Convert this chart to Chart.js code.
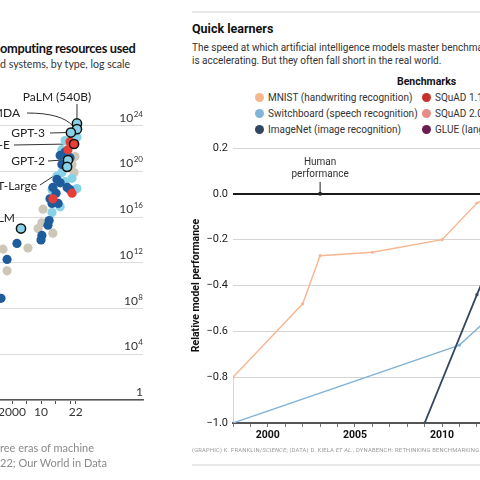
<!DOCTYPE html>
<html>
<head>
<meta charset="utf-8">
<script src="https://cdn.jsdelivr.net/npm/chart.js@4"></script>
<style>
body { margin: 0; background: #fff; }
#page { position: relative; width: 480px; height: 480px; overflow: hidden; background: #fff; }
.t { position: absolute; white-space: nowrap; }
.econ { font-family: Lato, sans-serif; }
.sci { font-family: Roboto, sans-serif; }
</style>
</head>
<body>
<div id="page">
  <div class="t econ" style="left:0;top:40px;font-size:12.8px;font-weight:700;color:#121212;line-height:16px;letter-spacing:-0.3px">omputing resources used</div>
  <div class="t econ" style="left:0;top:57px;font-size:10.6px;color:#333;line-height:14px">d systems, by type, log scale</div>
  <canvas id="canvas" width="150" height="480" style="position:absolute;left:0;top:0"></canvas>
  <div class="t econ" style="left:0;top:440px;font-size:11px;color:#8a8a8a;line-height:15px">ree eras of machine<br>22; Our World in Data</div>

  <div style="position:absolute;left:192px;top:11px;width:300px;height:2px;background:#e8e8e8"></div>
  <div class="t sci" style="left:192px;top:21px;font-size:12.5px;font-weight:700;color:#111;line-height:16px">Quick learners</div>
  <div class="t sci" style="left:192px;top:41px;font-size:10px;color:#333;line-height:13px">The speed at which artificial intelligence models master benchmarks<br>is accelerating. But they often fall short in the real world.</div>
  <div class="t sci" style="left:397px;top:75px;font-size:10.5px;font-weight:700;color:#111;line-height:14px">Benchmarks</div>
  <div id="legend"></div>
  <canvas id="canvas2" width="452" height="480" style="position:absolute;left:180px;top:0"></canvas>
  <div class="t sci" style="left:192px;top:447px;font-size:5.8px;color:#9a9a9a;letter-spacing:0.2px">(GRAPHIC) K. FRANKLIN/<i>SCIENCE</i>; (DATA) D. KIELA <i>ET AL.</i>, DYNABENCH: RETHINKING BENCHMARKING IN NLP</div>
  <div style="position:absolute;left:192px;top:464px;width:300px;height:2px;background:#e8e8e8"></div>
</div>
<script>
// ---- left chart: computing resources (log10 of FLOPs) ----
const yearTicks = [2000, 2005, 2010, 2015, 2020, 2022];
const yearLabels = ['2000', '', '10', '', '', '22'];
const powerTicks = [0, 4, 8, 12, 16, 20, 24];

const otherYears = [2021.7, 2020.7, 2021.4, 2010.7, 2010.3, 2009.0, 2014.1, 2005.5, 1996.9, 1998.3];
const otherExp = [21.3, 20.6, 19.9, 16.7, 15.5, 15.0, 14.6, 13.3, 13.2, 11.3];
const languageYears = [2022.4, 2018.3, 2017.2, 2017.2, 2018.3, 2015.5, 2020.7, 2022.4, 2013.8, 2016.6, 2013.8];
const languageExp = [23.0, 22.7, 21.9, 19.9, 19.1, 19.6, 19.4, 18.5, 18.4, 16.9, 16.4];
const visionYears = [2016.6, 2018.3, 2020.0, 2017.2, 2015.5, 2014.1, 2016.6, 2019.0, 2020.0, 2013.1, 2013.8, 2015.2, 2015.9, 2012.8, 2012.4, 2010.3, 2010.0, 2001.7, 1998.3, 1996.2];
const visionExp = [21.4, 21.7, 21.2, 20.6, 19.3, 18.6, 19.0, 18.6, 18.4, 17.6, 17.2, 18.1, 17.2, 15.7, 15.3, 14.4, 14.0, 13.7, 12.3, 8.9];
const multimodalYears = [2020.0, 2019.3, 2020.7, 2014.1];
const multimodalExp = [22.6, 21.9, 18.1, 17.6];
const notableNames = ['PaLM (540B)', 'LaMDA', 'GPT-3', 'DALL-E', 'GPT-2', 'BERT-Large', 'NPLM'];
const notableYears = [2022.4, 2022.4, 2020.3, 2021.4, 2019.3, 2019.0, 2003.1];
const notableExp = [24.2, 23.7, 23.4, 22.4, 21.0, 20.4, 15.0];
const notableTypes = ['language', 'language', 'language', 'multimodal', 'language', 'language', 'language'];

// ---- right chart: benchmarks ----
const benchNames = ['MNIST (handwriting recognition)', 'Switchboard (speech recognition)', 'ImageNet (image recognition)',
  'SQuAD 1.1 (reading comprehension)', 'SQuAD 2.0 (reading comprehension)', 'GLUE (language understanding)'];
const benchColors = ['#f6b690', '#82b4d8', '#34465f', '#c8312b', '#ea8c85', '#6c1d4f'];
const mnistYears = [1998, 1998, 2002, 2003, 2006, 2010, 2012, 2013];
const mnistScores = [-1.0, -0.8, -0.48, -0.27, -0.255, -0.2, -0.04, 0.0];
const switchboardYears = [1998, 2011, 2014];
const switchboardScores = [-1.0, -0.66, -0.45];
const imagenetYears = [2009, 2012, 2014];
const imagenetScores = [-1.0, -0.44, -0.08];
const humanYear = 2003;

const typeColors = { other: '#cdc7b8', language: '#88d2e8', vision: '#1f5c9c', multimodal: '#e63e36' };
const toPower = (xs, es) => xs.map((x, i) => ({ x: x, y: Math.pow(10, es[i]) }));
const toPoints = (xs, ys) => xs.map((x, i) => ({ x: x, y: ys[i] }));
const noSidePadding = s => { s.paddingLeft = 0; s.paddingRight = 0; };

const powerLabels = {
  id: 'powerLabels',
  afterDatasetsDraw(chart) {
    const { ctx, chartArea, scales: { y } } = chart;
    ctx.save();
    ctx.fillStyle = '#333';
    ctx.textAlign = 'right';
    ctx.textBaseline = 'alphabetic';
    powerTicks.forEach(p => {
      const py = y.getPixelForValue(Math.pow(10, p)) - 4;
      const right = chartArea.right;
      if (p === 0) {
        ctx.font = '12px Lato';
        ctx.fillText('1', right, py);
        return;
      }
      ctx.font = '8px Lato';
      const ew = ctx.measureText(String(p)).width;
      ctx.fillText(String(p), right, py - 5);
      ctx.font = '12px Lato';
      ctx.fillText('10', right - ew - 0.5, py);
    });
    ctx.restore();
  }
};

// where each name sits and where its leader line starts
const noteLayout = {
  'PaLM (540B)': { tx: 57, ty: 97, align: 'center', from: [77, 104], to: [0, -5] },
  'LaMDA': { tx: 20, ty: 113, align: 'right', from: [27, 113], to: [-4, -3], curve: [62, 113] },
  'GPT-3': { tx: 45, ty: 133, align: 'right', from: [50, 133], to: [-5, 0] },
  'DALL-E': { tx: 10, ty: 145, align: 'right', from: [14, 145], to: [-5, 0] },
  'GPT-2': { tx: 45, ty: 161, align: 'right', from: [48, 161], to: [-5, 0] },
  'BERT-Large': { tx: 37, ty: 186, align: 'right', from: [40, 185], to: [-4, 3] },
  'NPLM': { tx: 15, ty: 218, align: 'right' }
};

const systemNotes = {
  id: 'systemNotes',
  beforeDatasetsDraw(chart) {
    const { ctx } = chart;
    const pts = chart.getDatasetMeta(0).data;
    ctx.save();
    ctx.strokeStyle = '#333';
    ctx.lineWidth = 1;
    notableNames.forEach((name, i) => {
      const n = noteLayout[name];
      if (!n.from) return;
      const ex = pts[i].x + n.to[0], ey = pts[i].y + n.to[1];
      ctx.beginPath();
      ctx.moveTo(n.from[0], n.from[1]);
      if (n.curve) ctx.quadraticCurveTo(n.curve[0], n.curve[1], ex, ey);
      else ctx.lineTo(ex, ey);
      ctx.stroke();
    });
    ctx.restore();
  },
  afterDatasetsDraw(chart) {
    const { ctx } = chart;
    ctx.save();
    ctx.font = '12px Lato';
    ctx.fillStyle = '#222';
    ctx.textBaseline = 'middle';
    notableNames.forEach(name => {
      const n = noteLayout[name];
      ctx.textAlign = n.align;
      ctx.fillText(name, n.tx, n.ty);
    });
    ctx.restore();
  }
};

const data = {
  datasets: [{
    label: 'Notable systems',
    data: toPower(notableYears, notableExp),
    backgroundColor: notableTypes.map(t => typeColors[t]),
    borderColor: '#111',
    borderWidth: 1.5
  }, {
    label: 'Multimodal',
    data: toPower(multimodalYears, multimodalExp),
    backgroundColor: typeColors.multimodal,
    borderWidth: 0
  }, {
    label: 'Vision',
    data: toPower(visionYears, visionExp),
    backgroundColor: typeColors.vision,
    borderWidth: 0
  }, {
    label: 'Language',
    data: toPower(languageYears, languageExp),
    backgroundColor: typeColors.language,
    borderWidth: 0
  }, {
    label: 'Other',
    data: toPower(otherYears, otherExp),
    backgroundColor: typeColors.other,
    borderWidth: 0
  }]
};
const config = {
  type: 'scatter',
  data: data,
  options: {
    responsive: false,
    animation: false,
    layout: { autoPadding: false, padding: { top: 80, bottom: 56, left: 0, right: 7 } },
    elements: { point: { radius: 4.6, hoverRadius: 4.6 } },
    plugins: { legend: { display: false }, tooltip: { enabled: false } },
    scales: {
      x: {
        type: 'linear',
        min: 1995.86,
        max: 2045.17,
        afterBuildTicks: s => { s.ticks = yearTicks.map(v => ({ value: v })); },
        afterFit: s => { s.height = 24; noSidePadding(s); },
        ticks: {
          autoSkip: false, maxRotation: 0, padding: 1,
          color: '#333', font: { family: 'Lato', size: 12 },
          callback: (v, i) => yearLabels[i]
        },
        grid: { drawOnChartArea: false, tickLength: 4, color: '#555' },
        border: { color: '#555', width: 1.5 }
      },
      y: {
        type: 'logarithmic',
        position: 'right',
        min: 1,
        max: 1e28,
        afterBuildTicks: s => { s.ticks = powerTicks.map(p => ({ value: Math.pow(10, p) })); },
        afterFit: s => { s.width = 0; },
        ticks: { display: false },
        grid: { color: '#dcdcdc', lineWidth: 1, drawTicks: false },
        border: { display: false }
      }
    }
  },
  plugins: [systemNotes, powerLabels]
};
const myChart = new Chart(document.querySelector('#canvas'), config);

// legend for the benchmarks
const legendBox = document.getElementById('legend');
benchNames.forEach((name, i) => {
  const el = document.createElement('div');
  el.className = 't sci';
  el.style.left = (i < 3 ? 255 : 422) + 'px';
  el.style.top = (91 + (i % 3) * 16) + 'px';
  el.style.fontSize = '10px';
  el.style.lineHeight = '14px';
  el.style.color = '#333';
  el.innerHTML = '<span style="display:inline-block;width:9px;height:9px;border-radius:50%;margin-right:4px;vertical-align:-1px;background:' +
    benchColors[i] + '"></span>' + name;
  legendBox.appendChild(el);
});

const humanNote = {
  id: 'humanNote',
  afterDatasetsDraw(chart) {
    const { ctx, scales: { x, y } } = chart;
    const px = x.getPixelForValue(humanYear), py = y.getPixelForValue(0);
    ctx.save();
    ctx.strokeStyle = '#222';
    ctx.lineWidth = 1;
    ctx.beginPath();
    ctx.moveTo(px, py - 12);
    ctx.lineTo(px, py);
    ctx.stroke();
    ctx.fillStyle = '#222';
    ctx.beginPath();
    ctx.arc(px, py, 2, 0, 2 * Math.PI);
    ctx.fill();
    ctx.font = '10px Roboto';
    ctx.fillStyle = '#333';
    ctx.textAlign = 'center';
    ctx.textBaseline = 'middle';
    ctx.fillText('performance', px, py - 19);
    ctx.fillText('Human', px, py - 31);
    ctx.restore();
  }
};

const lineSet = (i, xs, ys, order, width) => ({
  label: benchNames[i],
  data: toPoints(xs, ys),
  borderColor: benchColors[i],
  backgroundColor: benchColors[i],
  borderWidth: width,
  pointRadius: 1.6,
  pointBorderWidth: 0,
  tension: 0,
  order: order
});
const data2 = {
  datasets: [
    lineSet(0, mnistYears, mnistScores, 3, 1.4),
    lineSet(1, switchboardYears, switchboardScores, 2, 1.4),
    lineSet(2, imagenetYears, imagenetScores, 1, 1.8)
  ]
};
const config2 = {
  type: 'line',
  data: data2,
  options: {
    responsive: false,
    animation: false,
    layout: { autoPadding: false, padding: { top: 148, bottom: 37, left: 0, right: 0 } },
    plugins: { legend: { display: false }, tooltip: { enabled: false } },
    scales: {
      x: {
        type: 'linear',
        min: 1998,
        max: 2020.9,
        afterFit: s => { s.height = 20; noSidePadding(s); },
        ticks: {
          stepSize: 1, autoSkip: false, maxRotation: 0, padding: 2,
          color: '#111', font: { family: 'Roboto', size: 10.5, weight: 'bold' },
          callback: v => (v % 5 === 0 ? String(v) : '')
        },
        grid: { drawOnChartArea: false, tickLength: 4, color: '#777' },
        border: { color: '#555', width: 2 }
      },
      y: {
        min: -1,
        max: 0.2,
        afterFit: s => { s.width = 53; },
        ticks: {
          stepSize: 0.2, padding: 5,
          color: '#222', font: { family: 'Roboto', size: 11 },
          callback: v => (Math.abs(v) < 1e-9 ? '0.0' : (v < 0 ? '\u2212' : '') + Math.abs(v).toFixed(1))
        },
        grid: {
          drawTicks: false,
          color: c => (Math.abs(c.tick.value) < 1e-9 ? '#1a1a1a' : (c.tick.value < -0.99 ? '#555' : '#d4d4d4')),
          lineWidth: c => (Math.abs(c.tick.value) < 1e-9 || c.tick.value < -0.99 ? 2 : 1)
        },
        border: { display: false },
        title: {
          display: true,
          text: 'Relative model performance',
          color: '#111',
          font: { family: 'Roboto', size: 10.5, weight: 'bold' },
          padding: { top: 10, bottom: 0 }
        }
      }
    }
  },
  plugins: [humanNote]
};
const myChart2 = new Chart(document.querySelector('#canvas2'), config2);
</script>
</body>
</html>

▸ Exercise prompt: Every line from the start of the listing above through the line with "World in Data</div>" should be repeated exactly; skip the pictures and add nothing else.

▸ Answer below:
Convert this chart to Chart.js code.
<!DOCTYPE html>
<html>
<head>
<meta charset="utf-8">
<script src="https://cdn.jsdelivr.net/npm/chart.js@4"></script>
<style>
body { margin: 0; background: #fff; }
#page { position: relative; width: 480px; height: 480px; overflow: hidden; background: #fff; }
.t { position: absolute; white-space: nowrap; }
.econ { font-family: Lato, sans-serif; }
.sci { font-family: Roboto, sans-serif; }
</style>
</head>
<body>
<div id="page">
  <div class="t econ" style="left:0;top:40px;font-size:12.8px;font-weight:700;color:#121212;line-height:16px;letter-spacing:-0.3px">omputing resources used</div>
  <div class="t econ" style="left:0;top:57px;font-size:10.6px;color:#333;line-height:14px">d systems, by type, log scale</div>
  <canvas id="canvas" width="150" height="480" style="position:absolute;left:0;top:0"></canvas>
  <div class="t econ" style="left:0;top:440px;font-size:11px;color:#8a8a8a;line-height:15px">ree eras of machine<br>22; Our World in Data</div>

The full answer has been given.